Mana is a definite student hang out, offering an excellent aperitivo. For the price of a single cocktail, about 6 euro, you get a drink and as unlimited food from a lovely buffet. Some of the food is a bit salty, but if you stick with the pizzas and grain salads, you’ll have a lovely and cheap meal out.
One of the best bakeries in town, there are three locations all in the centre of Pavia. They offer a variety of breads and cookies, but the pizza and focaccia is some of the best on offer. Cheap and great for a quick lunch, they only offer take away service.
3. University Bar
If you want to grab a quick coffee between classes with some friends, head to the university bar, located in one of the gorgeous cortile of the main university building. They also offer some light meal options and breakfast pastries.
4. Il Torre degli Aquila
A small trattoria located on Strada Nuova, this restaurant offers well-priced dishes in a more formal setting. A great place to take your parents to when they come to visit!
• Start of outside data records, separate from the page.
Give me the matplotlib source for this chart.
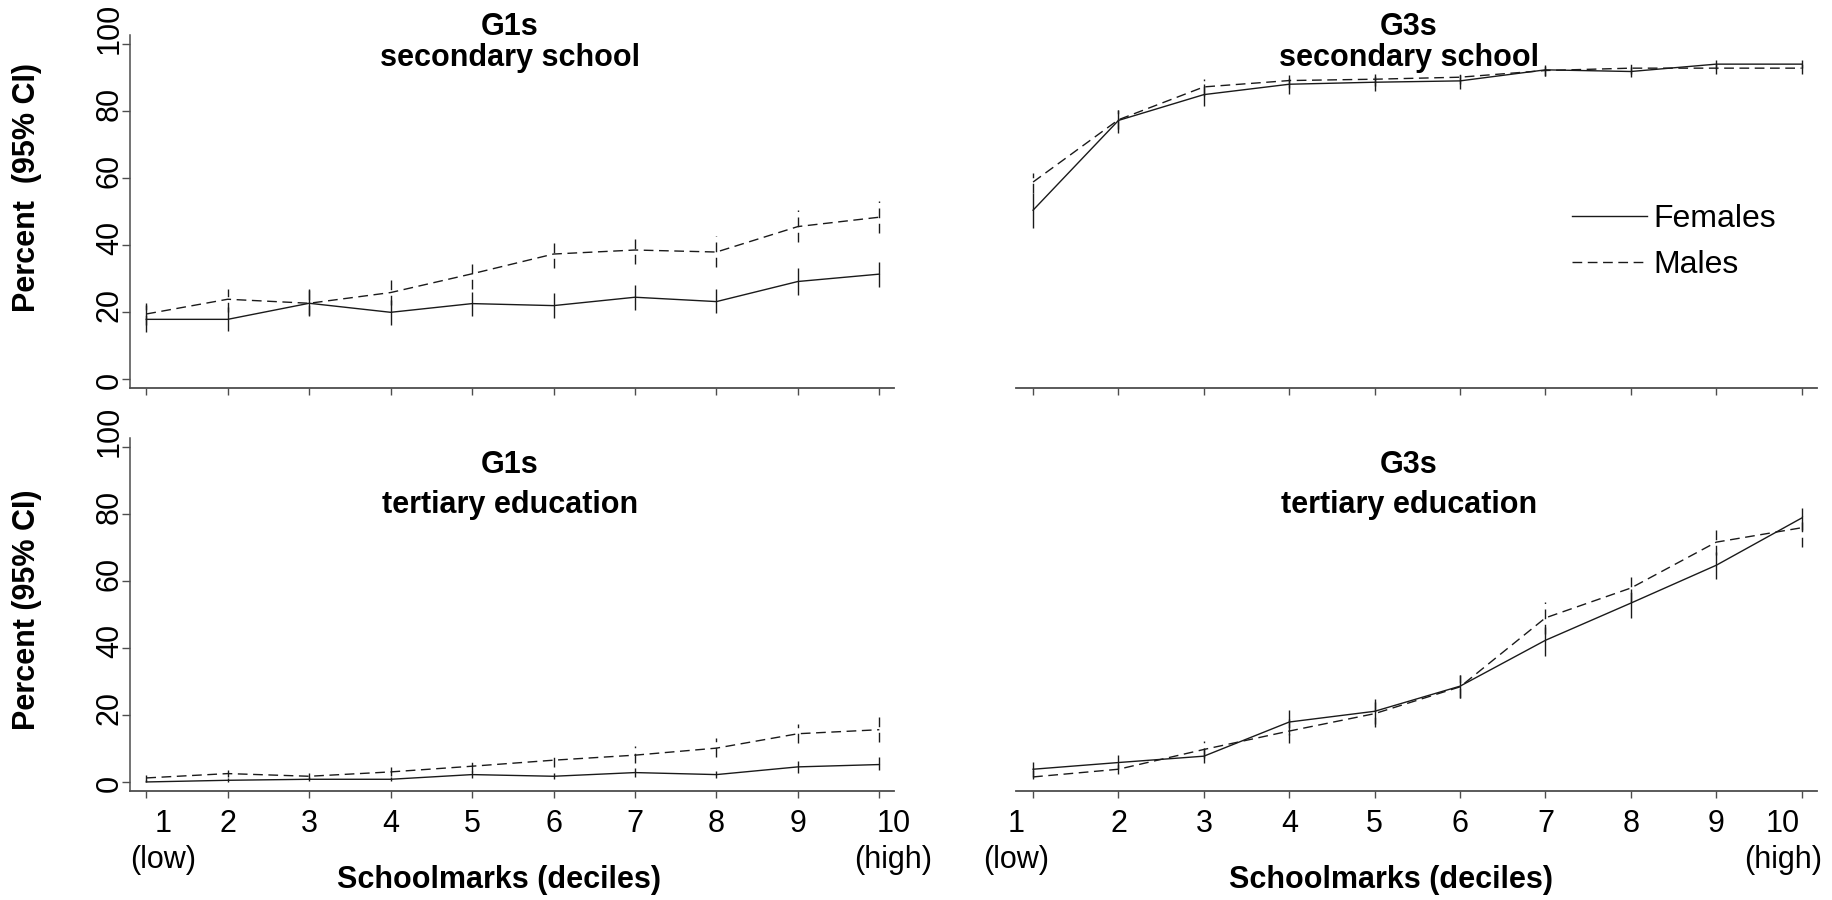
import numpy as np
import matplotlib
matplotlib.use('Agg')
import matplotlib.pyplot as plt
from matplotlib.transforms import ScaledTranslation

plt.rcParams['font.family'] = ['Liberation Sans', 'DejaVu Sans']

# deciles of schoolmarks
deciles = np.arange(1, 11)
tick_labels = ['1\n(low)', '2', '3', '4', '5', '6', '7', '8', '9', '10\n(high)']
y_ticks = [0, 20, 40, 60, 80, 100]

# G1s, secondary school
g1_sec_f = [17.8, 17.8, 22.6, 19.9, 22.5, 21.9, 24.4, 23.1, 29.1, 31.3]
g1_sec_f_lo = [14.0, 14.2, 18.8, 16.2, 18.8, 18.2, 20.6, 19.6, 25.2, 27.6]
g1_sec_f_hi = [22.0, 21.6, 26.8, 23.6, 26.0, 25.6, 28.2, 26.8, 33.0, 35.0]
g1_sec_m = [19.4, 23.8, 22.6, 25.8, 31.4, 37.3, 38.5, 37.9, 45.5, 48.3]
g1_sec_m_lo = [16.0, 20.0, 19.0, 22.0, 27.0, 33.0, 34.2, 33.5, 41.0, 43.5]
g1_sec_m_hi = [22.6, 26.8, 26.6, 29.6, 35.6, 41.7, 43.0, 42.7, 50.5, 53.2]

# G3s, secondary school
g3_sec_f = [50.4, 77.2, 84.9, 88.0, 88.6, 89.0, 92.3, 91.8, 94.0, 94.0]
g3_sec_f_lo = [45.0, 73.5, 81.4, 85.0, 86.0, 86.7, 90.6, 90.2, 92.6, 92.8]
g3_sec_f_hi = [55.6, 80.4, 88.0, 90.8, 91.2, 90.8, 93.8, 93.2, 95.2, 95.2]
g3_sec_m = [58.8, 77.4, 87.2, 89.1, 89.5, 90.1, 92.1, 92.8, 92.8, 92.8]
g3_sec_m_lo = [55.5, 74.5, 84.5, 87.0, 87.5, 88.0, 90.5, 91.2, 91.0, 91.0]
g3_sec_m_hi = [61.5, 80.2, 89.5, 91.0, 91.5, 92.0, 93.8, 94.3, 94.5, 94.5]

# G1s, tertiary education
g1_ter_f = [0.0, 0.5, 0.8, 0.8, 2.2, 1.7, 2.8, 2.2, 4.5, 5.2]
g1_ter_f_lo = [0.0, 0.0, 0.2, 0.2, 1.2, 0.8, 1.6, 1.2, 2.8, 3.5]
g1_ter_f_hi = [0.6, 1.2, 1.6, 1.6, 3.4, 2.8, 4.2, 3.4, 6.4, 7.4]
g1_ter_m = [1.2, 2.5, 1.7, 3.0, 4.7, 6.5, 8.0, 10.1, 14.4, 15.6]
g1_ter_m_lo = [0.4, 1.4, 0.8, 1.8, 3.0, 4.5, 5.6, 7.5, 11.6, 12.0]
g1_ter_m_hi = [2.2, 3.6, 2.6, 4.4, 6.6, 8.6, 10.6, 13.0, 17.2, 19.6]

# G3s, tertiary education
g3_ter_f = [3.8, 5.8, 7.7, 17.9, 21.1, 28.6, 42.3, 53.4, 64.7, 78.8]
g3_ter_f_lo = [1.5, 4.0, 5.7, 14.0, 17.4, 25.0, 37.5, 49.0, 60.7, 75.1]
g3_ter_f_hi = [6.0, 8.0, 10.0, 21.6, 24.9, 32.0, 46.3, 57.5, 68.7, 81.8]
g3_ter_m = [1.5, 3.8, 9.7, 15.2, 20.4, 28.4, 49.0, 57.9, 71.6, 75.9]
g3_ter_m_lo = [0.8, 2.5, 7.3, 11.6, 16.4, 25.0, 44.3, 53.7, 67.7, 70.3]
g3_ter_m_hi = [3.5, 5.5, 12.2, 18.9, 25.2, 32.0, 53.7, 62.2, 75.9, 79.5]

W, H = 1833, 900
line_c = '#1a1a1a'
axis_c = '#4d4d4d'
dash = (0, (7, 4))


def px_box(x0, y0, x1, y1):
    # pixel box (top-left origin) -> figure fraction rect
    return [x0 / W, 1 - y1 / H, (x1 - x0) / W, (y1 - y0) / H]


def shift(label, dx, dy):
    label.set_transform(label.get_transform() +
                        ScaledTranslation(dx / 100, dy / 100, fig.dpi_scale_trans))


def draw_panel(ax, f, f_lo, f_hi, m, m_lo, m_hi, left, bottom):
    ax.plot(deciles, f, color=line_c, lw=1.0, label='Females')
    ax.vlines(deciles, f_lo, f_hi, color=line_c, lw=1.0)
    ax.plot(deciles, m, color=line_c, lw=1.0, linestyle=dash, label='Males')
    ax.vlines(deciles, m_lo, m_hi, color=line_c, lw=1.0, linestyles=[dash])

    ax.set_xlim(0.8, 10.18)
    ax.set_ylim(-2.7, 102.7)
    ax.spines['top'].set_visible(False)
    ax.spines['right'].set_visible(False)
    ax.spines['bottom'].set_color(axis_c)
    ax.spines['bottom'].set_linewidth(1.3)
    ax.spines['left'].set_color(axis_c)
    ax.spines['left'].set_linewidth(1.1)

    ax.set_xticks(deciles)
    ax.set_xticklabels(tick_labels, fontsize=22, linespacing=1.25)
    ax.tick_params(axis='x', direction='out', length=5, width=1,
                   color=axis_c, pad=8, labelbottom=bottom)

    ax.set_yticks(y_ticks)
    ax.set_yticklabels([str(v) for v in y_ticks], fontsize=22, rotation=90,
                       rotation_mode='anchor', ha='left', va='baseline')
    ax.tick_params(axis='y', direction='out', length=6, width=1,
                   color=axis_c, pad=2.7)
    if left:
        # labels start a little below their tick, as in Stata
        for lab in ax.get_yticklabels():
            shift(lab, 0, -10)
    else:
        ax.spines['left'].set_visible(False)
        ax.tick_params(axis='y', left=False, labelleft=False)

    # Stata-style shift of the end labels
    if bottom:
        labs = ax.get_xticklabels()
        dx0, dx1 = (17, 14) if left else (-17, -19)
        shift(labs[0], dx0, 0)
        shift(labs[-1], dx1, 0)


fig = plt.figure(figsize=(W / 100, H / 100), dpi=100)

ax_tl = fig.add_axes(px_box(130, 35, 894, 388))
ax_tr = fig.add_axes(px_box(1016, 35, 1817, 388))
ax_bl = fig.add_axes(px_box(130, 438, 894, 791))
ax_br = fig.add_axes(px_box(1016, 438, 1817, 791))

draw_panel(ax_tl, g1_sec_f, g1_sec_f_lo, g1_sec_f_hi,
           g1_sec_m, g1_sec_m_lo, g1_sec_m_hi, True, False)
draw_panel(ax_tr, g3_sec_f, g3_sec_f_lo, g3_sec_f_hi,
           g3_sec_m, g3_sec_m_lo, g3_sec_m_hi, False, False)
draw_panel(ax_bl, g1_ter_f, g1_ter_f_lo, g1_ter_f_hi,
           g1_ter_m, g1_ter_m_lo, g1_ter_m_hi, True, True)
draw_panel(ax_br, g3_ter_f, g3_ter_f_lo, g3_ter_f_hi,
           g3_ter_m, g3_ter_m_lo, g3_ter_m_hi, False, True)

# panel titles
titles = [
    (510, 35, 66, 'G1s', 'secondary school'),
    (1409, 35, 66, 'G3s', 'secondary school'),
    (510, 473, 513, 'G1s', 'tertiary education'),
    (1409, 473, 513, 'G3s', 'tertiary education'),
]
for x, y1, y2, t1, t2 in titles:
    fig.text(x / W, 1 - y1 / H, t1, ha='center', va='baseline',
             fontsize=22, fontweight='bold')
    fig.text(x / W, 1 - y2 / H, t2, ha='center', va='baseline',
             fontsize=22, fontweight='bold')

# axis titles
fig.text(27 / W, 1 - 187 / H, 'Percent  (95% CI)', rotation=90,
         ha='center', va='center', fontsize=22, fontweight='bold')
fig.text(27 / W, 1 - 610 / H, 'Percent (95% CI)', rotation=90,
         ha='center', va='center', fontsize=22, fontweight='bold')
fig.text(499 / W, 1 - 888 / H, 'Schoolmarks (deciles)', ha='center',
         va='baseline', fontsize=22, fontweight='bold')
fig.text(1391 / W, 1 - 888 / H, 'Schoolmarks (deciles)', ha='center',
         va='baseline', fontsize=22, fontweight='bold')

# legend inside the G3s secondary panel
ax_tr.legend(loc='upper left', bbox_to_anchor=(1572 / W, 1 - 204 / H),
             bbox_transform=fig.transFigure, frameon=False, fontsize=23,
             handlelength=2.35, handletextpad=0.2, labelspacing=0.5,
             borderpad=0, borderaxespad=0)

fig.savefig('out.png', dpi=100, facecolor='white')
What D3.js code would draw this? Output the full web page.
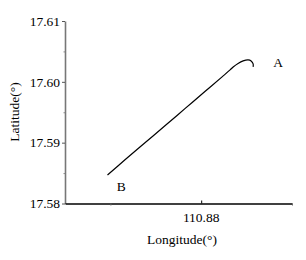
<!DOCTYPE html>
<html><head><meta charset="utf-8">
<script src="https://cdn.jsdelivr.net/npm/d3@7"></script>
<style>body{margin:0;background:#fff}svg{display:block}</style>
</head><body>
<script>
const lon = [110.87484, 110.87582, 110.87692, 110.87802, 110.87912, 110.88022, 110.88115, 110.88159, 110.88176, 110.88203, 110.88231, 110.88258, 110.88275, 110.88286, 110.88286];
const lat = [17.58469, 17.58722, 17.59002, 17.59281, 17.59563, 17.59844, 17.60082, 17.60196, 17.60245, 17.60303, 17.60344, 17.60360, 17.60344, 17.60294, 17.60245];
const xMajor = [110.88], xMinor = [110.875, 110.885];
const yMajor = [17.58, 17.59, 17.60, 17.61], yMinor = [17.585, 17.595, 17.605];
const labels = [{t:"A", x:110.88423, y:17.60311}, {t:"B", x:110.87560, y:17.58287}];
</script>
<script>
const W=306,H=260;
const svg=d3.select("body").append("svg").attr("width",W).attr("height",H);
const x=d3.scaleLinear().domain([110.8725,110.885]).range([65,292]);
const y=d3.scaleLinear().domain([17.58,17.61]).range([203.5,21]);
const font="Liberation Serif, Times New Roman, serif";
const fs=13.5;
// y axis
const ya=svg.append("g").attr("transform","translate(65,0)")
 .call(d3.axisLeft(y).tickValues(yMajor).tickFormat(d3.format(".2f")).tickSize(3).tickSizeOuter(0));
ya.select(".domain").attr("stroke","#777").attr("stroke-width",1.6);
ya.selectAll(".tick line").attr("stroke","#555");
ya.selectAll("text").attr("font-family",font).attr("font-size",fs).attr("fill","#000").attr("x",-5);
svg.append("g").attr("transform","translate(65,0)")
 .call(d3.axisLeft(y).tickValues(yMinor).tickFormat("").tickSize(1.5)).call(g=>g.select(".domain").remove())
 .selectAll("line").attr("stroke","#888");
// x axis
const xa=svg.append("g").attr("transform","translate(0,203.5)")
 .call(d3.axisTop(x).tickValues(xMajor).tickFormat("").tickSize(3).tickSizeOuter(0));
xa.select(".domain").attr("stroke","#000").attr("stroke-width",1.3);
svg.append("g").attr("transform","translate(0,203.5)")
 .call(d3.axisBottom(x).tickValues(xMinor).tickFormat("").tickSize(2)).call(g=>g.select(".domain").remove())
 .selectAll("line").attr("stroke","#666");
svg.selectAll(null).data(xMajor).enter().append("text")
 .attr("x",d=>x(d)).attr("y",222).attr("text-anchor","middle")
 .attr("font-family",font).attr("font-size",fs).text(d=>d3.format(".2f")(d));
// axis titles
svg.append("text").attr("x",182).attr("y",244).attr("text-anchor","middle")
 .attr("font-family",font).attr("font-size",fs).text("Longitude(°)");
svg.append("text").attr("transform","translate(19,112) rotate(-90)").attr("text-anchor","middle")
 .attr("font-family",font).attr("font-size",fs).text("Latitude(°)");
// track
const pts=lon.map((d,i)=>[d,lat[i]]);
svg.append("path").datum(pts).attr("fill","none").attr("stroke","#000").attr("stroke-width",1.2)
 .attr("d",d3.line().x(d=>x(d[0])).y(d=>y(d[1])).curve(d3.curveCatmullRom));
svg.selectAll(null).data(labels).enter().append("text")
 .attr("x",d=>x(d.x)).attr("y",d=>y(d.y)).attr("text-anchor","middle").attr("dominant-baseline","central")
 .attr("font-family",font).attr("font-size",fs).text(d=>d.t);
</script>
</body></html>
The university offers some language courses for Erasmus students that run at different points during the year, all in the early evening. You have to pay for them and they’re not exactly cheap, but if you’re really looking to improve your grammar it might be worth it. I didn’t take the classes; I found that living in a host family was enough practice. I do recommend bringing a grammar book or mini dictionary to help you while working through course readings. Some written exams will also let you use a dictionary, but you can get those from the library. Not many people in Pavia speak English, which means you’ll have plenty of opportunities for language practice. The Erasmus office, however, does speak English.
Pavia might not seem like the obvious choice for an Erasmus student in Italy, but you will definitely get to witness a real Italian town, which makes up for not being in one of the larger cities. Add in fantastic transport links and Pavia is a lovely city in which to pass your Italy Erasmus!